The [foreign] concessions were not only the source of drugs, but were havens for prostitutes, gamblers, thieves, and bandits. When economic conditions in the interior were poor, the people migrated to the cities. But it was difficult to find employment and they were therefore forced to sell their sons and daughters and fell into the evil habits of prostitution. Thus, during the past hundred years, beautiful and prosperous cities became hells of misery and chaos.13

In this account, Chinese people had thus betrayed their own history and their identity and moral values.

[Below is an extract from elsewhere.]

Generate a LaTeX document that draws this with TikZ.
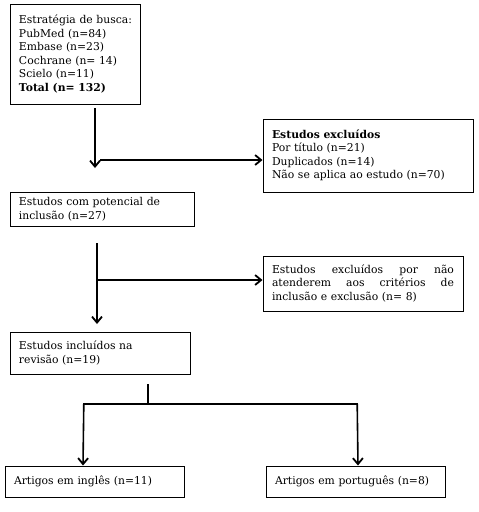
\documentclass[tikz,border=0pt]{standalone}
\usepackage{fontspec}
\setmainfont{DejaVu Serif}
\usetikzlibrary{arrows.meta}
\begin{document}
\begin{tikzpicture}[x=1pt,y=-1pt,
  box/.style={draw,line width=1pt,inner xsep=9pt,inner ysep=2pt,font=\fontsize{10.8}{13.5}\selectfont,align=left},
  conn/.style={line width=1.6pt},
  arr/.style={conn,-{Straight Barb[length=6pt,width=10pt,line width=1.8pt]}}]
\useasboundingbox (0,0) rectangle (479,512);
\node[box,text width=112pt,minimum height=100pt] (b1) at (75,54) {\mbox{Estratégia de busca:}\\PubMed (n=84)\\Embase (n=23)\\Cochrane (n= 14)\\Scielo (n=11)\\\textbf{Total (n= 132)}};
\node[box,text width=192pt,minimum height=73pt] (b2) at (368,155.5) {\textbf{Estudos excluídos}\\Por título (n=21)\\Duplicados (n=14)\\Não se aplica ao estudo (n=70)};
\node[box,text width=166pt,minimum height=34pt] (b3) at (102,209) {Estudos com potencial de\\inclusão (n=27)};
\node[box,text width=182pt,minimum height=55pt] (b4) at (363,283.5) {\leavevmode\hbox to 182pt{Estudos\hfill excluídos\hfill por\hfill não}\\\leavevmode\hbox to 182pt{atenderem\hfill aos\hfill critérios\hfill de}\\inclusão e exclusão (n= 8)};
\node[box,text width=162pt,minimum height=42pt] (b5) at (100,353) {Estudos incluídos na\\revisão (n=19)};
\node[box,text width=161pt,minimum height=31pt] (b6) at (94.5,481.5) {Artigos em inglês (n=11)};
\node[box,text width=161pt,minimum height=31pt] (b7) at (355.5,481.5) {Artigos em português (n=8)};
\coordinate (a1s) at (95,108);
\coordinate (a1e) at (95,168);
\coordinate (h1s) at (100,160);
\draw[arr] (a1s) -- (a1e);
\draw[arr] (h1s) -- (b2.west |- h1s);
\coordinate (a2s) at (97,243);
\coordinate (a2e) at (97,324);
\coordinate (h2s) at (97,280);
\draw[arr] (a2s) -- (a2e);
\draw[arr] (h2s) -- (b4.west |- h2s);
\coordinate (s3) at (148,384);
\coordinate (j3) at (148,404);
\coordinate (l3) at (83,404);
\coordinate (r3) at (358,404);
\draw[conn] (s3) -- (j3);
\draw[conn] (l3) -- (r3);
\draw[arr] ([xshift=0.8pt]l3) -- (l3 |- b6.north);
\draw[arr] ([xshift=-0.8pt]r3) -- (r3 |- b7.north);
\end{tikzpicture}
\end{document}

Chiang’s commitment to nationalism chimed with that of Communist leader Mao Zedong, though their diagnosis of their country’s problems and how to solve them radically differed. Mao had adopted a sinified Marxist-Leninist analysis of why the country was in such poor shape after the collapse of the Qing, and how it would get out of this. Despite being from a similar background to Chiang, as the son of a reasonably well-off landlord, Mao set himself against the Confucian traditions of order and hierarchy that Chiang seemed to embrace. For Mao, these were the problem, not the solution. Marxist dialectics gave him the tools to analyse Chinese history as a story not of moral decline and victimization by foreigners, but instead of the clash between different classes internally, and the rising influence of powerful capitalist forces, many of them coming from outside actors like companies or governments. This was history with a scientific rationale, with a structure that was determined and predictable. The feudalist past was now moving towards a socialist, utopian outcome. As Mao wrote in 1939: ‘The extreme poverty and backwardness of the peasants resulting from ruthless landlord exploitation and oppression is the basic reason why Chinese society remained at the same stage of socio-economic development for several thousands of years.’14 He continued: ‘The purpose of the Chinese revolution at the present stage is to change the existing colonial, semi-colonial and semi-feudal state of society, i.e. to strive for the completion of a new democratic revolution.’15 Mao’s China had a destiny, but in contrast to Chiang’s vision, it was one that would be fulfilled through socialism and class struggle, not the spiritual nationalist recommitment to Confucian ethics sponsored by the Nationalist government’s ‘New Culture’ movement of the 1930s.